TASK PROMPT — Word for word, give the material below again, minus any images.

* Start INFORMATION SUPPLIED *

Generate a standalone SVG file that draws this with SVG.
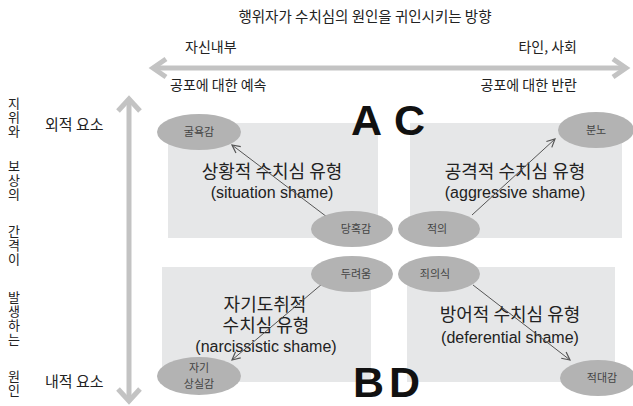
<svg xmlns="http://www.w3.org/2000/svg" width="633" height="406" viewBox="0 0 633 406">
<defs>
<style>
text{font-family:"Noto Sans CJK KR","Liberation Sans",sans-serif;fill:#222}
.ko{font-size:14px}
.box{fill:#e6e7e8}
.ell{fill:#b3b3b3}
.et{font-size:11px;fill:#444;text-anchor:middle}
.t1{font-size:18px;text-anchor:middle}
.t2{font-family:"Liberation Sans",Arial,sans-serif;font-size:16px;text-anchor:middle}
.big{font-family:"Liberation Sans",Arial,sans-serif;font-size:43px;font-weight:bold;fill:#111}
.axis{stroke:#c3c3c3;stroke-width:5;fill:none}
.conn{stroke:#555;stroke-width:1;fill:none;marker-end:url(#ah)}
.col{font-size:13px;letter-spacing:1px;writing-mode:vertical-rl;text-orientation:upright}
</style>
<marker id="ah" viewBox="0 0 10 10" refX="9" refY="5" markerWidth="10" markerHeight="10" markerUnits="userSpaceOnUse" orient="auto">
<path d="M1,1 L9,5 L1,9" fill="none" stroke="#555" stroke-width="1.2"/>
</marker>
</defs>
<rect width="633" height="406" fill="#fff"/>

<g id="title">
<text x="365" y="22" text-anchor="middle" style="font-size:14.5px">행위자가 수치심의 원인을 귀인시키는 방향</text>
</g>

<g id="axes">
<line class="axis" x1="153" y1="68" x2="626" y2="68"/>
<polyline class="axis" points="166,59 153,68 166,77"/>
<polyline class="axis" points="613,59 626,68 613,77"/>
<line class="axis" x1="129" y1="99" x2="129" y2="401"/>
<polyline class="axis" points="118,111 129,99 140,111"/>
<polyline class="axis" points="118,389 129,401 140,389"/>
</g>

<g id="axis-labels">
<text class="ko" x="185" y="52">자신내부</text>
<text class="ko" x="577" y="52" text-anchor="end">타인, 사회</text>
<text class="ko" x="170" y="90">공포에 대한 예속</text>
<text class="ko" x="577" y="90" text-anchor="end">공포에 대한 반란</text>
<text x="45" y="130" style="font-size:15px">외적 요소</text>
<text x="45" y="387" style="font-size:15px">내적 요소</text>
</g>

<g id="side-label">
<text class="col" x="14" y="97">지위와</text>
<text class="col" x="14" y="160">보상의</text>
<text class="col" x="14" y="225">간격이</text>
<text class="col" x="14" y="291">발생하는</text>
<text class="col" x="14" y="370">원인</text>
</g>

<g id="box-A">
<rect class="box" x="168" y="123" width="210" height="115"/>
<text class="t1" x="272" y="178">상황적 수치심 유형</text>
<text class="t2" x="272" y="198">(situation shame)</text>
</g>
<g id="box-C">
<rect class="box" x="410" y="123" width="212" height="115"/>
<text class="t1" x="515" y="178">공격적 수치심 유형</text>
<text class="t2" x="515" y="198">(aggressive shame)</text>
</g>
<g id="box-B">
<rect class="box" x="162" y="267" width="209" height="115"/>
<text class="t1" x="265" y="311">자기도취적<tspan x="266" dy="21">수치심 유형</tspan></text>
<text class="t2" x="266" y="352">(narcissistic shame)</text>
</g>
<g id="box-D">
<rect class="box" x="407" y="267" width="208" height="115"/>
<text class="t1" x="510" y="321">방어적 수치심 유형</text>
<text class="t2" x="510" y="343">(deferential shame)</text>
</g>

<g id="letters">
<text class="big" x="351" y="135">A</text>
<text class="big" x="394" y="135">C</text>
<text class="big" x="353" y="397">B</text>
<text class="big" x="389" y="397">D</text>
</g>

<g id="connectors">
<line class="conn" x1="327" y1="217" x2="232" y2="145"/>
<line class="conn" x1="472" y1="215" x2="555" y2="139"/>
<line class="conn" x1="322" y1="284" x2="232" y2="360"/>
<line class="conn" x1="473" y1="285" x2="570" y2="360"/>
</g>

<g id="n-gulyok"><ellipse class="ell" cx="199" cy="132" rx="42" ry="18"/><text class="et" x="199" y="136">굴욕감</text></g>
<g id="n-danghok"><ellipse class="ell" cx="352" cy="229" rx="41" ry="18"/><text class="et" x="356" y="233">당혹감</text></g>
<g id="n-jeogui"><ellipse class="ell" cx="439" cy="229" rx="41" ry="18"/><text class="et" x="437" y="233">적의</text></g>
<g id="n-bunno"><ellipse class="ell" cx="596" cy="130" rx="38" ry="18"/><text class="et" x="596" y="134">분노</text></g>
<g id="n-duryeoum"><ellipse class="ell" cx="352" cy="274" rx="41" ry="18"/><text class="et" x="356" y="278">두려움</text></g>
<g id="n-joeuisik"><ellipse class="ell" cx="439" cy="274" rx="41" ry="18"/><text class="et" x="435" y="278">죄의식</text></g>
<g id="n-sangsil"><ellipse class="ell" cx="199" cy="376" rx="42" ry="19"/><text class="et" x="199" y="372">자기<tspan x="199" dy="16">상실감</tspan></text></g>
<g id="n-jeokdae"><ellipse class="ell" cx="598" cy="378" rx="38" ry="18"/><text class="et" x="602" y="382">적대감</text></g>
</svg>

* End INFORMATION SUPPLIED *

RESULT BELOW —
Generate a standalone SVG file that draws this with SVG.
<svg xmlns="http://www.w3.org/2000/svg" width="633" height="406" viewBox="0 0 633 406">
<defs>
<style>
text{font-family:"Noto Sans CJK KR","Liberation Sans",sans-serif;fill:#222}
.ko{font-size:14px}
.box{fill:#e6e7e8}
.ell{fill:#b3b3b3}
.et{font-size:11px;fill:#444;text-anchor:middle}
.t1{font-size:18px;text-anchor:middle}
.t2{font-family:"Liberation Sans",Arial,sans-serif;font-size:16px;text-anchor:middle}
.big{font-family:"Liberation Sans",Arial,sans-serif;font-size:43px;font-weight:bold;fill:#111}
.axis{stroke:#c3c3c3;stroke-width:5;fill:none}
.conn{stroke:#555;stroke-width:1;fill:none;marker-end:url(#ah)}
.col{font-size:13px;letter-spacing:1px;writing-mode:vertical-rl;text-orientation:upright}
</style>
<marker id="ah" viewBox="0 0 10 10" refX="9" refY="5" markerWidth="10" markerHeight="10" markerUnits="userSpaceOnUse" orient="auto">
<path d="M1,1 L9,5 L1,9" fill="none" stroke="#555" stroke-width="1.2"/>
</marker>
</defs>
<rect width="633" height="406" fill="#fff"/>

<g id="title">
<text x="365" y="22" text-anchor="middle" style="font-size:14.5px">행위자가 수치심의 원인을 귀인시키는 방향</text>
</g>

<g id="axes">
<line class="axis" x1="153" y1="68" x2="626" y2="68"/>
<polyline class="axis" points="166,59 153,68 166,77"/>
<polyline class="axis" points="613,59 626,68 613,77"/>
<line class="axis" x1="129" y1="99" x2="129" y2="401"/>
<polyline class="axis" points="118,111 129,99 140,111"/>
<polyline class="axis" points="118,389 129,401 140,389"/>
</g>

<g id="axis-labels">
<text class="ko" x="185" y="52">자신내부</text>
<text class="ko" x="577" y="52" text-anchor="end">타인, 사회</text>
<text class="ko" x="170" y="90">공포에 대한 예속</text>
<text class="ko" x="577" y="90" text-anchor="end">공포에 대한 반란</text>
<text x="45" y="130" style="font-size:15px">외적 요소</text>
<text x="45" y="387" style="font-size:15px">내적 요소</text>
</g>

<g id="side-label">
<text class="col" x="14" y="97">지위와</text>
<text class="col" x="14" y="160">보상의</text>
<text class="col" x="14" y="225">간격이</text>
<text class="col" x="14" y="291">발생하는</text>
<text class="col" x="14" y="370">원인</text>
</g>

<g id="box-A">
<rect class="box" x="168" y="123" width="210" height="115"/>
<text class="t1" x="272" y="178">상황적 수치심 유형</text>
<text class="t2" x="272" y="198">(situation shame)</text>
</g>
<g id="box-C">
<rect class="box" x="410" y="123" width="212" height="115"/>
<text class="t1" x="515" y="178">공격적 수치심 유형</text>
<text class="t2" x="515" y="198">(aggressive shame)</text>
</g>
<g id="box-B">
<rect class="box" x="162" y="267" width="209" height="115"/>
<text class="t1" x="265" y="311">자기도취적<tspan x="266" dy="21">수치심 유형</tspan></text>
<text class="t2" x="266" y="352">(narcissistic shame)</text>
</g>
<g id="box-D">
<rect class="box" x="407" y="267" width="208" height="115"/>
<text class="t1" x="510" y="321">방어적 수치심 유형</text>
<text class="t2" x="510" y="343">(deferential shame)</text>
</g>

<g id="letters">
<text class="big" x="351" y="135">A</text>
<text class="big" x="394" y="135">C</text>
<text class="big" x="353" y="397">B</text>
<text class="big" x="389" y="397">D</text>
</g>

<g id="connectors">
<line class="conn" x1="327" y1="217" x2="232" y2="145"/>
<line class="conn" x1="472" y1="215" x2="555" y2="139"/>
<line class="conn" x1="322" y1="284" x2="232" y2="360"/>
<line class="conn" x1="473" y1="285" x2="570" y2="360"/>
</g>

<g id="n-gulyok"><ellipse class="ell" cx="199" cy="132" rx="42" ry="18"/><text class="et" x="199" y="136">굴욕감</text></g>
<g id="n-danghok"><ellipse class="ell" cx="352" cy="229" rx="41" ry="18"/><text class="et" x="356" y="233">당혹감</text></g>
<g id="n-jeogui"><ellipse class="ell" cx="439" cy="229" rx="41" ry="18"/><text class="et" x="437" y="233">적의</text></g>
<g id="n-bunno"><ellipse class="ell" cx="596" cy="130" rx="38" ry="18"/><text class="et" x="596" y="134">분노</text></g>
<g id="n-duryeoum"><ellipse class="ell" cx="352" cy="274" rx="41" ry="18"/><text class="et" x="356" y="278">두려움</text></g>
<g id="n-joeuisik"><ellipse class="ell" cx="439" cy="274" rx="41" ry="18"/><text class="et" x="435" y="278">죄의식</text></g>
<g id="n-sangsil"><ellipse class="ell" cx="199" cy="376" rx="42" ry="19"/><text class="et" x="199" y="372">자기<tspan x="199" dy="16">상실감</tspan></text></g>
<g id="n-jeokdae"><ellipse class="ell" cx="598" cy="378" rx="38" ry="18"/><text class="et" x="602" y="382">적대감</text></g>
</svg>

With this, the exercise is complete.